Written instruction: Pictures are not part of the copy. Give again exactly the lines from the one with "Write a web" to the one with "const tickLabels = ['0%', '20%', '40%', '60%', '80%', '100%'];", inclusive.

Data to process:
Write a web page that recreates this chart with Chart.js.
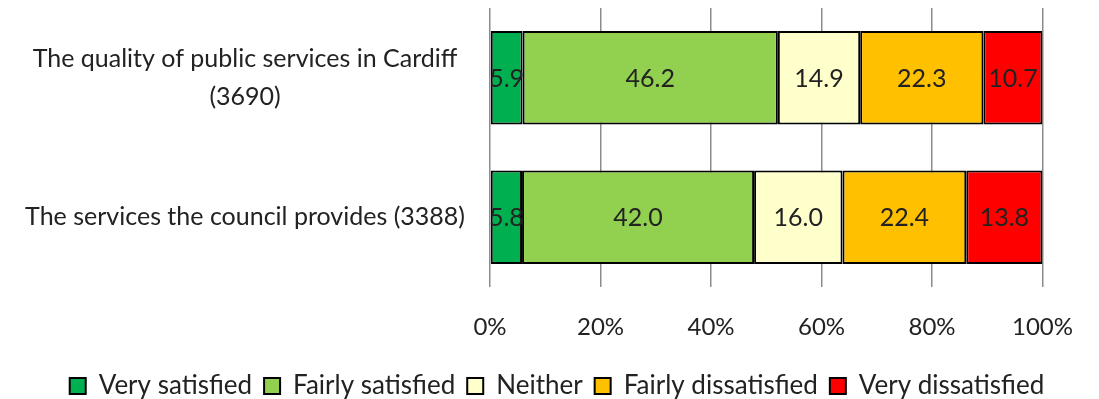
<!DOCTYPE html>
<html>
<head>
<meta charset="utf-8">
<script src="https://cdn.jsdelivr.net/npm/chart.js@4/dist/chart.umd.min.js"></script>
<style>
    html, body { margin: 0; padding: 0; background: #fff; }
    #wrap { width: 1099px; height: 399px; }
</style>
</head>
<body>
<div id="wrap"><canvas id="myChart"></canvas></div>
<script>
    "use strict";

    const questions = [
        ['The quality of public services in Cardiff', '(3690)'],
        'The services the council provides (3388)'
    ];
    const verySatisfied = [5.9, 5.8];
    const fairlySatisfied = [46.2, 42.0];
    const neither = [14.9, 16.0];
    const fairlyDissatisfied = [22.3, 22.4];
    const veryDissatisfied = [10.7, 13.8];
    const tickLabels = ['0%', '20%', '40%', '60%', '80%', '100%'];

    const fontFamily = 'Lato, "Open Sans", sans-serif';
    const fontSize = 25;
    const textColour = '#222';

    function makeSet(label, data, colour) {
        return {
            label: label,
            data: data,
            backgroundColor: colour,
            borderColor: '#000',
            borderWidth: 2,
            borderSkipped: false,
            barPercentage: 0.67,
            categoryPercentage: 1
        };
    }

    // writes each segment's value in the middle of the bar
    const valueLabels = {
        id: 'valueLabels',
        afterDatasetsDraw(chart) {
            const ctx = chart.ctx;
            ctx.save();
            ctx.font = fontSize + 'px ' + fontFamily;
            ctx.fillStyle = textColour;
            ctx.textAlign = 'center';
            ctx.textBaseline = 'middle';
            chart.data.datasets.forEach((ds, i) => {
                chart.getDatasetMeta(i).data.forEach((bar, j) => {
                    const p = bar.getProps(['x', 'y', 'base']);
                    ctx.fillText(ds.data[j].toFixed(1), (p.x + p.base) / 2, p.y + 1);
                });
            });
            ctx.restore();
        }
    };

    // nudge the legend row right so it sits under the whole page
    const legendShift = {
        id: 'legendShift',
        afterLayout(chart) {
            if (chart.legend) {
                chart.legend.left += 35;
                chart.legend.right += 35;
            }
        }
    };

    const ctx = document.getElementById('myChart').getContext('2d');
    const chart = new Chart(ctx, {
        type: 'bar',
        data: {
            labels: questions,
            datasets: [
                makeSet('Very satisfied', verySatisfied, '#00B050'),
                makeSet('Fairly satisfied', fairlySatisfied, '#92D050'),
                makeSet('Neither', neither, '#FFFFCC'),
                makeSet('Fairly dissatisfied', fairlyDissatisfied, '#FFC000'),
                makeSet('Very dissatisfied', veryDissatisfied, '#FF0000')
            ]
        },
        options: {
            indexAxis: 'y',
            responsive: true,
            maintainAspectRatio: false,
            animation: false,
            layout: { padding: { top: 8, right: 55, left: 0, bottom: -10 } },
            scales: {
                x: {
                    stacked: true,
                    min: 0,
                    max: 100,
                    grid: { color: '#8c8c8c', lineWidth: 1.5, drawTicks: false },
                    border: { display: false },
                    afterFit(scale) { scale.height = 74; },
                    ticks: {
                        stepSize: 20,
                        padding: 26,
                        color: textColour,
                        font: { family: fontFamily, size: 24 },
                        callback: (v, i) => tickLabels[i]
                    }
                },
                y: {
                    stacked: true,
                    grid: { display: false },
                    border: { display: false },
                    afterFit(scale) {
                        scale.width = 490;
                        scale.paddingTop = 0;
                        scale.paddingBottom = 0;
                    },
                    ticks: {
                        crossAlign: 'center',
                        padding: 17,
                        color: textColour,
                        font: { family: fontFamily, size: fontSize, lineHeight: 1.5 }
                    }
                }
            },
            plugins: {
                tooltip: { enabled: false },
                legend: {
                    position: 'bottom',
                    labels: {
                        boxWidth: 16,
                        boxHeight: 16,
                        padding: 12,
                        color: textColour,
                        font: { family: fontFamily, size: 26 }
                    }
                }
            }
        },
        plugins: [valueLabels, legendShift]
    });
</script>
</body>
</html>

==

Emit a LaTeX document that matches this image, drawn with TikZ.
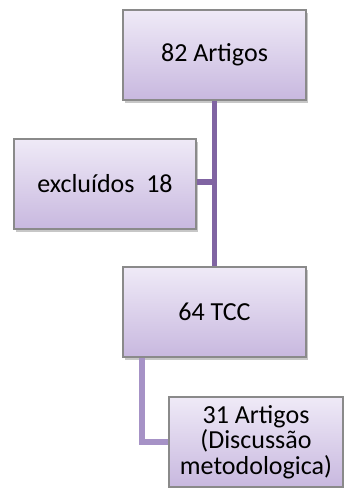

...

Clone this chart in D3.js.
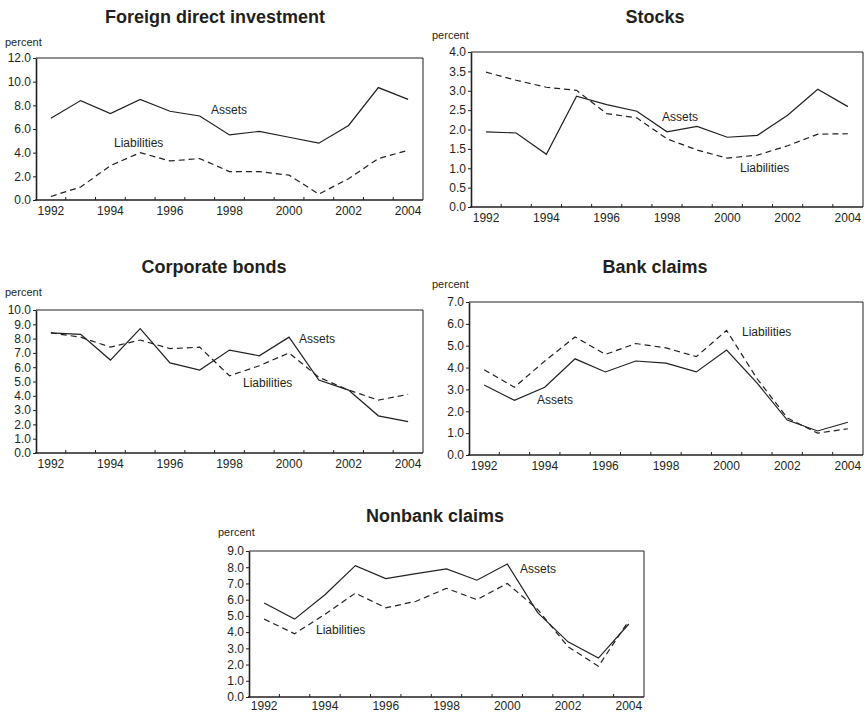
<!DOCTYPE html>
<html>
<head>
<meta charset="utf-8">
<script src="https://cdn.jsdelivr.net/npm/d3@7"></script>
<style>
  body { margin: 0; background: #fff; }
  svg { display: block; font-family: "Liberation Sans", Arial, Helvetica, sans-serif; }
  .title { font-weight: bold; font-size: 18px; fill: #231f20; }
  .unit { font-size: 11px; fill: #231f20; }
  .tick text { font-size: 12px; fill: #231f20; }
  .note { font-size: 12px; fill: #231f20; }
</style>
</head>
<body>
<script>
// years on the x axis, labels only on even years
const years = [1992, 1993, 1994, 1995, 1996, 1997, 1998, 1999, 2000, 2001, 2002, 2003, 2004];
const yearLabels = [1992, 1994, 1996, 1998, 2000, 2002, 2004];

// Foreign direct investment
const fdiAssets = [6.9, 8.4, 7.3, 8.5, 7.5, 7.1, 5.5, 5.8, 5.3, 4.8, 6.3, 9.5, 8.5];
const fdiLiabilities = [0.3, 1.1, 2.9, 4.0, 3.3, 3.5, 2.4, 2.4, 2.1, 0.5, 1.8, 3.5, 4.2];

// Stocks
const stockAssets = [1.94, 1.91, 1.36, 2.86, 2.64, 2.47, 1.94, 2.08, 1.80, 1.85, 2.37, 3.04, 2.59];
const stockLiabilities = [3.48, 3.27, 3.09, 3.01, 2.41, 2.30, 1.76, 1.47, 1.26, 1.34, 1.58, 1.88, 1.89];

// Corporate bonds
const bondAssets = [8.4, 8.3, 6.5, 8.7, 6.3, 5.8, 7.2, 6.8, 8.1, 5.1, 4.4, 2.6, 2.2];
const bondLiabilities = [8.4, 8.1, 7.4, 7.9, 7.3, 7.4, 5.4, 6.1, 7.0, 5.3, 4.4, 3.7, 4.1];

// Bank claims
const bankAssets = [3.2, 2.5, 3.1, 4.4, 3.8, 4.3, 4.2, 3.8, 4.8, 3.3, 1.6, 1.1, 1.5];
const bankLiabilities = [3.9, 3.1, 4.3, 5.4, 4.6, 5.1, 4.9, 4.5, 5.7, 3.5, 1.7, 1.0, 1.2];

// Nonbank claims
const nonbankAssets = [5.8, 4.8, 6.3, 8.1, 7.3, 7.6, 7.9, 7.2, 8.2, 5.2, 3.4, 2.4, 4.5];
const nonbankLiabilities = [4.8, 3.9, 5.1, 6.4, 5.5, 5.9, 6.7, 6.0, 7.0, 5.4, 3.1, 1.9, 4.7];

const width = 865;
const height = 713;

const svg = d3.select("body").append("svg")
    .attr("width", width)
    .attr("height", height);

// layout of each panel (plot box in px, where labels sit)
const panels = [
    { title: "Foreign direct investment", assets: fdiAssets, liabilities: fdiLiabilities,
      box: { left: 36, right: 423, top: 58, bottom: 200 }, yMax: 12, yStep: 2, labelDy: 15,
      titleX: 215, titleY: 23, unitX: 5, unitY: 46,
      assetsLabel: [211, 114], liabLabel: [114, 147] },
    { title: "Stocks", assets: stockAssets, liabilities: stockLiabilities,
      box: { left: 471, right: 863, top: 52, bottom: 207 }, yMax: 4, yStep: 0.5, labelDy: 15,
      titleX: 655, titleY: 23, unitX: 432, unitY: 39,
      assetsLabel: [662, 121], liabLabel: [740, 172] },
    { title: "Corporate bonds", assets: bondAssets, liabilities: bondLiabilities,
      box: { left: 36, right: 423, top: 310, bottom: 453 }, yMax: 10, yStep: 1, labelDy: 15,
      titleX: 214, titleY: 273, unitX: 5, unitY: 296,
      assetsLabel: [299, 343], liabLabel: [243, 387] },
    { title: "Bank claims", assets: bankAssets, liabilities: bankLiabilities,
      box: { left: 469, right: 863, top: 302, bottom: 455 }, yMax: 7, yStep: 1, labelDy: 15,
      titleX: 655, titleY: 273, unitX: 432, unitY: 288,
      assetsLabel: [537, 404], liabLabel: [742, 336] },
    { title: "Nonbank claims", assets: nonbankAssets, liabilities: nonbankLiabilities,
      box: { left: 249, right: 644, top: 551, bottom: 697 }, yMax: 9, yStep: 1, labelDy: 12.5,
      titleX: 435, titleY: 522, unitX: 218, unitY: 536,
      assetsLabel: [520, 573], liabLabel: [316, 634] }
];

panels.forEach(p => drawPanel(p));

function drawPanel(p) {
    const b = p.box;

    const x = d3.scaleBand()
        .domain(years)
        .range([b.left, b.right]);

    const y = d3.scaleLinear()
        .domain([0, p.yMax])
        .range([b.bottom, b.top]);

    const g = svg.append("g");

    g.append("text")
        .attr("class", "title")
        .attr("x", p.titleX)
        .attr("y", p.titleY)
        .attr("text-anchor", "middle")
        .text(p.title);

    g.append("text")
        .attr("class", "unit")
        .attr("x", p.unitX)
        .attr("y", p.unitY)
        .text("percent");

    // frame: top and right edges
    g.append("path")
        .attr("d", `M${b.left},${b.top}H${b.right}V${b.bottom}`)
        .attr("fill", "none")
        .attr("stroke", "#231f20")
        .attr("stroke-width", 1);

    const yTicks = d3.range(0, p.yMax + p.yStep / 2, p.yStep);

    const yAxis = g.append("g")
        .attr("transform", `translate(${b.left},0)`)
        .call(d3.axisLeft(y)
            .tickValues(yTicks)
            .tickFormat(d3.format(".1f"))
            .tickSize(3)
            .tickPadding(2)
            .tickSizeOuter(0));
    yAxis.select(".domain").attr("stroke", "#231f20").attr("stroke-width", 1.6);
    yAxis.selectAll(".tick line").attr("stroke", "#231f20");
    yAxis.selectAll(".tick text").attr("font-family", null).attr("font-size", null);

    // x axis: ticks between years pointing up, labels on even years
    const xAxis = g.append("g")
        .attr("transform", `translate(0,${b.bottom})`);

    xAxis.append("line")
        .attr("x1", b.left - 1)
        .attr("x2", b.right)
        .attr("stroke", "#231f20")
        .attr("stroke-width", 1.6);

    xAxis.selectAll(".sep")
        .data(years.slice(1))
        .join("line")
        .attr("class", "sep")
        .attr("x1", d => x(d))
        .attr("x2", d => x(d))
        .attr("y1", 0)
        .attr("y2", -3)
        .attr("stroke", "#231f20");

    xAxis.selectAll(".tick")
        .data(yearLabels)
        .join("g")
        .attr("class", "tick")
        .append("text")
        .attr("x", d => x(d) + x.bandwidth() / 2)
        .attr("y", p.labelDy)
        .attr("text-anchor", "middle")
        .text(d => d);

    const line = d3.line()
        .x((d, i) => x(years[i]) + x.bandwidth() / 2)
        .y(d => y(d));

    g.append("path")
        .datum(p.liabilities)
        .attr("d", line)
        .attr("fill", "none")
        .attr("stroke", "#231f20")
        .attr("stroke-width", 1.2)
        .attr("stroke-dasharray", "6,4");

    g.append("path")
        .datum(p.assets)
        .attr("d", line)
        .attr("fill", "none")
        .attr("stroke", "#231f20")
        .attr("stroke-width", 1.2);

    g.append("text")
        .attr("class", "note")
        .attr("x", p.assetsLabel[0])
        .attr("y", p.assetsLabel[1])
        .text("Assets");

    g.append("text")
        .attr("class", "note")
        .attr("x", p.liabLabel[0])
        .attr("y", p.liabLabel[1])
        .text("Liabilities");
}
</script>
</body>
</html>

The response:
Write a web page that recreates this chart with Chart.js.
<!DOCTYPE html>
<html>
<head>
<meta charset="utf-8">
<script src="https://cdn.jsdelivr.net/npm/chart.js@4/dist/chart.umd.min.js"></script>
<style>
    html, body { margin: 0; padding: 0; background: #fff; }
    #wrap { width: 1099px; height: 399px; }
</style>
</head>
<body>
<div id="wrap"><canvas id="myChart"></canvas></div>
<script>
    "use strict";

    const questions = [
        ['The quality of public services in Cardiff', '(3690)'],
        'The services the council provides (3388)'
    ];
    const verySatisfied = [5.9, 5.8];
    const fairlySatisfied = [46.2, 42.0];
    const neither = [14.9, 16.0];
    const fairlyDissatisfied = [22.3, 22.4];
    const veryDissatisfied = [10.7, 13.8];
    const tickLabels = ['0%', '20%', '40%', '60%', '80%', '100%'];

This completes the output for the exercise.